As the final piece of the plan to get Discovery to Qo’noS, Admiral Cornwell introduces the ship’s new captain: Philippa Georgiou. Her uniform may have changed, but that smirk tells all; this woman is a Terran through and through.
Because all information on the Mirror Universe has been deemed classified, Cornwell announces that the Georgiou sitting in the captain’s chair is in fact the same woman who was thought killed at the Battle of the Binary Stars. I have to assume the crew of Discovery isn’t fooled by the story — but with the look of shock on Detmer’s face, the only bridge officer besides Burnham and Saru to serve on the Shenzhou, it’s difficult to tell know where she stands.

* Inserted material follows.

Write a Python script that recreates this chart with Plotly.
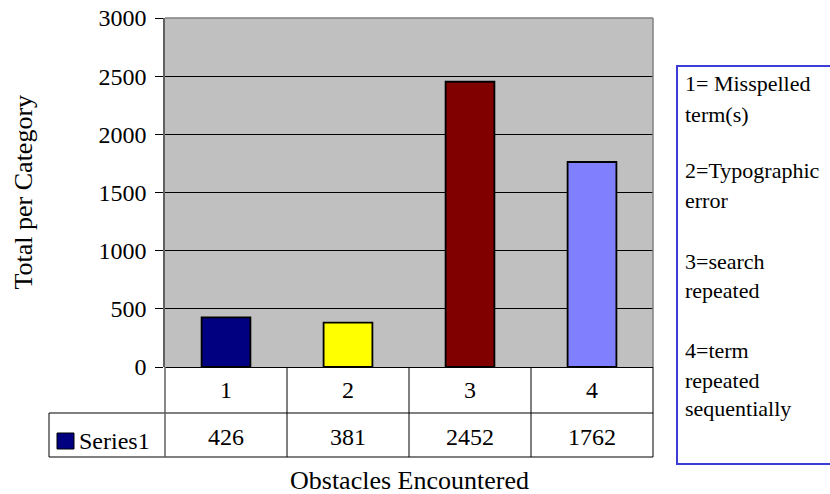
import plotly.graph_objects as go

# Chart data
categories = ["1", "2", "3", "4"]
series_name = "Series1"
values = [426, 381, 2452, 1762]
bar_colors = ["#000080", "#ffff00", "#800000", "#8080ff"]
y_ticks = [0, 500, 1000, 1500, 2000, 2500, 3000]
legend_lines = [
    "1= Misspelled", "term(s)",
    "2=Typographic", "error",
    "3=search", "repeated",
    "4=term", "repeated", "sequentially",
]

W, H = 830, 494
ML, MR, MT, MB = 165, 177, 18, 127
PW, PH = W - ML - MR, H - MT - MB
FONT = "Liberation Serif"

n = len(categories)
x_idx = list(range(1, n + 1))
x_range = [0.5, n + 0.5]


def px_x(px):
    return (px - ML) / PW


def px_y(py):
    return (H - MB - py) / PH


def data_x(xv):
    return (xv - x_range[0]) / (x_range[1] - x_range[0])


def txt_font(size=24):
    return dict(family=FONT, size=size, color="black")


fig = go.Figure()
fig.add_trace(go.Bar(
    x=x_idx, y=values, width=0.4,
    marker=dict(color=bar_colors, line=dict(color="black", width=1.8)),
    name=series_name, showlegend=False,
))

shapes = []
annotations = []
line_k = dict(color="black", width=1)

# data table under the plot
row1_bot = px_y(413)
row2_bot = px_y(457)
table_left = px_x(49)
shapes.append(dict(type="line", xref="paper", yref="paper", x0=table_left, x1=1,
                   y0=row1_bot, y1=row1_bot, line=line_k))
shapes.append(dict(type="line", xref="paper", yref="paper", x0=table_left, x1=1,
                   y0=row2_bot, y1=row2_bot, line=line_k))
shapes.append(dict(type="line", xref="paper", yref="paper", x0=table_left, x1=table_left,
                   y0=row1_bot, y1=row2_bot, line=line_k))
shapes.append(dict(type="line", xref="paper", yref="paper", x0=0, x1=0,
                   y0=0, y1=row2_bot, line=dict(color="#606060", width=1.5)))
for i in range(n):
    xb = data_x(x_idx[i] + 0.5)
    shapes.append(dict(type="line", xref="paper", yref="paper", x0=xb, x1=xb,
                       y0=0, y1=row2_bot, line=line_k))
    xc = data_x(x_idx[i])
    annotations.append(dict(text=categories[i], xref="paper", yref="paper",
                            x=xc, y=px_y(390), showarrow=False, font=txt_font(),
                            xanchor="center", yanchor="middle"))
    annotations.append(dict(text=str(values[i]), xref="paper", yref="paper",
                            x=xc, y=px_y(437), showarrow=False, font=txt_font(),
                            xanchor="center", yanchor="middle"))

# series key in the table
shapes.append(dict(type="rect", xref="paper", yref="paper",
                   x0=px_x(57), x1=px_x(74), y0=px_y(449), y1=px_y(433),
                   fillcolor=bar_colors[0], line=dict(color="black", width=1)))
annotations.append(dict(text=series_name, xref="paper", yref="paper",
                        x=px_x(77), y=px_y(441), showarrow=False, font=txt_font(),
                        xanchor="left", yanchor="middle"))

# plot frame top/right
shapes.append(dict(type="line", xref="paper", yref="paper", x0=0, x1=1, y0=1, y1=1,
                   line=dict(color="#808080", width=1.5)))
shapes.append(dict(type="line", xref="paper", yref="paper", x0=1, x1=1, y0=0, y1=1,
                   line=dict(color="#808080", width=1.5)))

# text key box on the right
shapes.append(dict(type="rect", xref="paper", yref="paper",
                   x0=px_x(677), x1=px_x(832), y0=px_y(464), y1=px_y(66),
                   line=dict(color="#3c3cd8", width=2), fillcolor="white"))
line_centers = [84, 114, 170, 200, 261, 290, 350, 380, 408]
for txt, cy in zip(legend_lines, line_centers):
    annotations.append(dict(text=txt, xref="paper", yref="paper",
                            x=px_x(683), y=px_y(cy), showarrow=False,
                            font=txt_font(22), xanchor="left", yanchor="middle"))

# axis titles
annotations.append(dict(text="Total per Category", xref="paper", yref="paper",
                        x=px_x(23), y=0.5, showarrow=False, textangle=-90,
                        font=txt_font(26), xanchor="center", yanchor="middle"))
annotations.append(dict(text="Obstacles Encountered", xref="paper", yref="paper",
                        x=0.5, y=px_y(480), showarrow=False, font=txt_font(26),
                        xanchor="center", yanchor="middle"))

fig.update_layout(
    width=W, height=H,
    margin=dict(l=ML, r=MR, t=MT, b=MB, pad=0, autoexpand=False),
    paper_bgcolor="white", plot_bgcolor="#c0c0c0",
    font=txt_font(),
    shapes=shapes, annotations=annotations,
    xaxis=dict(range=x_range, showticklabels=False, ticks="", showgrid=False,
               zeroline=False, showline=False, fixedrange=True, automargin=False),
    yaxis=dict(range=[0, 3000], tickvals=y_ticks, ticks="outside", ticklen=8,
               tickcolor="black", tickwidth=1, showgrid=True, gridcolor="black",
               gridwidth=1, zeroline=True, zerolinecolor="black", zerolinewidth=1,
               showline=True, linecolor="#606060", linewidth=1.5,
               tickfont=txt_font(), automargin=False,
               ticklabelstandoff=4, fixedrange=True),
    showlegend=False,
)

fig.write_html("out.html")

That Emperor Georgiou was beamed aboard the ship is known only by a few crewmembers, but surely the existence and proximity of Emperor Georgiou was widely known. It doesn’t take much to put two and two together.
With that in mind, Cornwell’s announcement seems to have more value as a statement for the official record than it does as a cover story for those aboard Discovery during the mission.
Given how nicely “The War Without, The War Within” tied together all the major story elements of the season, I can only expect that next week’s finale, “Will You Take My Hand?,” provides satisfying conclusions.
Based on the preview, it looks like the finale is going to be a sleek, exciting ride. We may have lost Leather Lorca, but the way she struts around in that black trench coat, it appears that Leather Georgiou will be a worthy replacement.